People and percentages: our approach to quantitative research
We are all individuals but data often shows us there can be unity in some of our behaviours and attitudes. Contrastingly, quant research can show how groups of people can be differentiated in their ideas or actions, apparently driven by variables such as age, life stage or socioeconomic status, for example. Herein lies a tension in research, perhaps laid most bare in quant, where people are represented by percentages; so how do we find the patterns in the data, the groupings of similarities and differences and why they exist - without reducing (and at worst, completely ignoring) the real people behind it all?
Here at Humankind Research, our quantitative approaches hang on some guiding principles:
Treat people like people, not numbers
We should be designing surveys for the people who are agreeing to complete them. To that end, we focus our efforts on being polite and clear; we’re non-judgemental, balanced and strive to make surveys as engaging and concise as possible. We’re always wary of triggering people by unnecessarily or carelessly diving into sensitive topics – and we avoid asking for personal information we don’t really need.
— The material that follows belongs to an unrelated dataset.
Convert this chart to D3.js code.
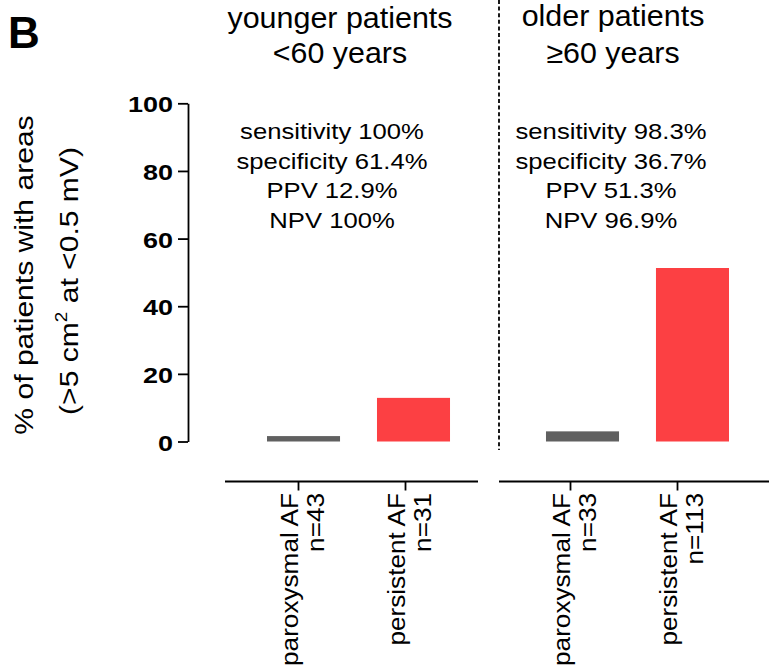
<!DOCTYPE html>
<html>
<head>
<meta charset="utf-8">
<script src="https://cdn.jsdelivr.net/npm/d3@7/dist/d3.min.js"></script>
<style>
  html, body { margin: 0; padding: 0; background: #fff; }
  svg { display: block; }
  text { font-family: "Liberation Sans", Arial, Helvetica, sans-serif; fill: #000; }
</style>
</head>
<body>
<svg id="chart" width="769" height="671"></svg>
<script>
// Age groups and AF types
const groups = ["younger", "older"];
const groupTitles = [["younger patients", "<60 years"], ["older patients", "\u226560 years"]];
const afTypes = ["paroxysmal", "persistent"];
const afLabels = ["paroxysmal AF", "persistent AF"];
// Percent of patients with low-voltage areas (>5 cm² at <0.5 mV)
const youngerValues = [1.6, 12.9];
const olderValues = [3.0, 51.3];
const youngerN = [43, 31];
const olderN = [33, 113];
// Diagnostic performance of persistent AF as predictor
const youngerStats = ["sensitivity 100%", "specificity 61.4%", "PPV 12.9%", "NPV 100%"];
const olderStats = ["sensitivity 98.3%", "specificity 36.7%", "PPV 51.3%", "NPV 96.9%"];
const yTicks = [0, 20, 40, 60, 80, 100];

const barColors = { paroxysmal: "#606060", persistent: "#fc4043" };

const svg = d3.select("#chart");

const values = { younger: youngerValues, older: olderValues };
const counts = { younger: youngerN, older: olderN };
const stats = { younger: youngerStats, older: olderStats };

// Scales
const y = d3.scaleLinear().domain([0, 100]).range([441.5, 103.3]);
const xGroup = d3.scaleBand().domain(groups).range([267, 729]).paddingInner(0.344).paddingOuter(0);
const xType = d3.scaleBand().domain(afTypes).range([0, xGroup.bandwidth()]).paddingInner(0.336).paddingOuter(0);

// Helper for text that is slightly widened along its direction
function label(parent, opt) {
  const t = parent.append("text")
    .attr("transform", `translate(${opt.x},${opt.y})` + (opt.rotate ? ` rotate(${opt.rotate})` : "") + ` scale(${opt.sx || 1},1)`)
    .attr("text-anchor", opt.anchor || "middle")
    .style("font-size", opt.size + "px")
    .style("font-weight", opt.weight || "normal");
  if (opt.text !== undefined) t.text(opt.text);
  return t;
}

// Panel letter
label(svg, { x: 8, y: 48, size: 44, weight: "bold", anchor: "start", text: "B" });

// Y axis
const yAxis = d3.axisLeft(y).tickValues(yTicks).tickSize(10).tickSizeOuter(0);
const gy = svg.append("g").attr("transform", "translate(188,0)").call(yAxis);
gy.select(".domain").attr("stroke", "#000").attr("stroke-width", 1.8);
gy.selectAll(".tick line").attr("stroke", "#000").attr("stroke-width", 1.8);
gy.selectAll(".tick text")
  .attr("x", null).attr("dy", "0.38em")
  .attr("transform", "translate(-15,0) scale(1.2,1)")
  .attr("text-anchor", "end")
  .style("font-family", "'Liberation Sans', Arial, sans-serif")
  .style("font-size", "22.5px").style("font-weight", "bold").attr("fill", "#000");

// Y axis title
label(svg, { x: 33, y: 275, rotate: -90, sx: 1.18, size: 25.5, text: "% of patients with areas" });
const yl2 = label(svg, { x: 78, y: 281, rotate: -90, sx: 1.18, size: 25.5 });
yl2.append("tspan").text("(>5 cm");
yl2.append("tspan").text("2").style("font-size", "16px").attr("dy", -11);
yl2.append("tspan").text(" at <0.5 mV)").attr("dy", 11);

// Separator between age groups
svg.append("line")
  .attr("x1", 499).attr("x2", 499).attr("y1", 0).attr("y2", 450)
  .attr("stroke", "#000").attr("stroke-width", 1.8).attr("stroke-dasharray", "4,2.6");

// Group titles and diagnostic stats
const titleX = { younger: 340, older: 613 };
const titleY1 = { younger: 28, older: 26 };
const statX = { younger: 332, older: 611 };
groups.forEach((g, gi) => {
  label(svg, { x: titleX[g], y: titleY1[g], size: 29, sx: 1.05, text: groupTitles[gi][0] });
  label(svg, { x: titleX[g], y: 63, size: 29.5, sx: 1.03, text: groupTitles[gi][1] });
  stats[g].forEach((s, i) => {
    label(svg, { x: statX[g], y: 139 + i * 29.7, size: 22.5, sx: 1.14, text: s });
  });
});

// Bars
groups.forEach(g => {
  const gg = svg.append("g").attr("transform", `translate(${xGroup(g)},0)`);
  gg.selectAll("rect")
    .data(afTypes.map((t, i) => ({ type: t, value: values[g][i] })))
    .join("rect")
    .attr("x", d => xType(d.type))
    .attr("width", xType.bandwidth())
    .attr("y", d => y(d.value))
    .attr("height", d => y(0) - y(d.value))
    .attr("fill", d => barColors[d.type]);
});

// Category axes below the bars (one per age group)
const axisSpan = { younger: [225, 478], older: [499, 769] };
const axisTicks = { younger: [298, 405], older: [570, 677] };
groups.forEach(g => {
  const xa = d3.scalePoint().domain(afTypes).range(axisTicks[g]);
  const ga = svg.append("g").attr("transform", "translate(0,481.5)")
    .call(d3.axisBottom(xa).tickSize(9).tickSizeOuter(0).tickFormat(""));
  ga.select(".domain").remove();
  ga.selectAll(".tick line").attr("stroke", "#000").attr("stroke-width", 1.8);
  ga.append("line")
    .attr("x1", axisSpan[g][0]).attr("x2", axisSpan[g][1])
    .attr("stroke", "#000").attr("stroke-width", 1.8);
  afTypes.forEach((t, i) => {
    const tx = xa(t);
    label(svg, { x: tx, y: 493, rotate: -90, sx: 1.09, size: 24, anchor: "end", text: afLabels[i] });
    label(svg, { x: tx + 26, y: 493, rotate: -90, sx: 1.09, size: 24, anchor: "end", text: "n=" + counts[g][i] });
  });
});
</script>
</body>
</html>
Let people use their own voice
Where possible, we champion hearing things in people’s own words. Whether this is doing qualitative research as well as quantitative, engaging a lived experience advisory group in our survey design, or perhaps more pragmatically making sure we have given people the opportunity to express their thoughts and feelings by including open questions - and particularly relish spending time reading each verbatim!
Question the groupings
Research is prone to many typical or standardised groupings, ranging from arbitrary age bands, location defined solely by regionality that hides deeper detail such as spectrum of urban/rural, through to frankly out of touch socio-economic classifications. It’s important that we keep pushing the industry to challenge out of date definitions. We ourselves can try out something new in our proprietary pieces, as well as staying abreast of the efforts of academic researchers and industry leading bodies to define and test improvements and alternatives.
Peel back the layers
From survey design to analysis, we are always thinking about ways we can ascertain where nuance comes into play, even if a core data point looks to tell one joined up story. Let’s take a completely made-up statistic as an example – if we find that 75% of people in the UK aged over 65 donated to a cancer charity in a given year, our next task is to extrapolate the detail behind this number: Why? How? Who? And within these, where are there similarities and differences, and why do they exist?
Don’t just assume cause and effect
A serious research pitfall is concluding ‘this is this because that is that’. We acknowledge that from the outset, the research is already bound by the objectives, what is included in the survey, and what exists in the ensuing data. Yes, it’s possible to establish mathematically a circumstance whereby one variable is predicting the outcome of another, but we must always remind ourselves that our sub-conscious is always at work, and as such we can’t necessarily accurately explain our own behaviours – let alone those of others. Instead, we need to look at our data through multiple lenses; we need to take into account other sources, contexts and hypotheses – and use all of this to tell a wider story.
Keeping humans at the heart of all our research approaches is a fundamental principle at Humankind Research. We acknowledge and mitigate as best as we can the pitfalls in any research methodology, but push forth knowing that research grounded in a genuine and respectful desire to learn about people and inform decision making is the best type of research.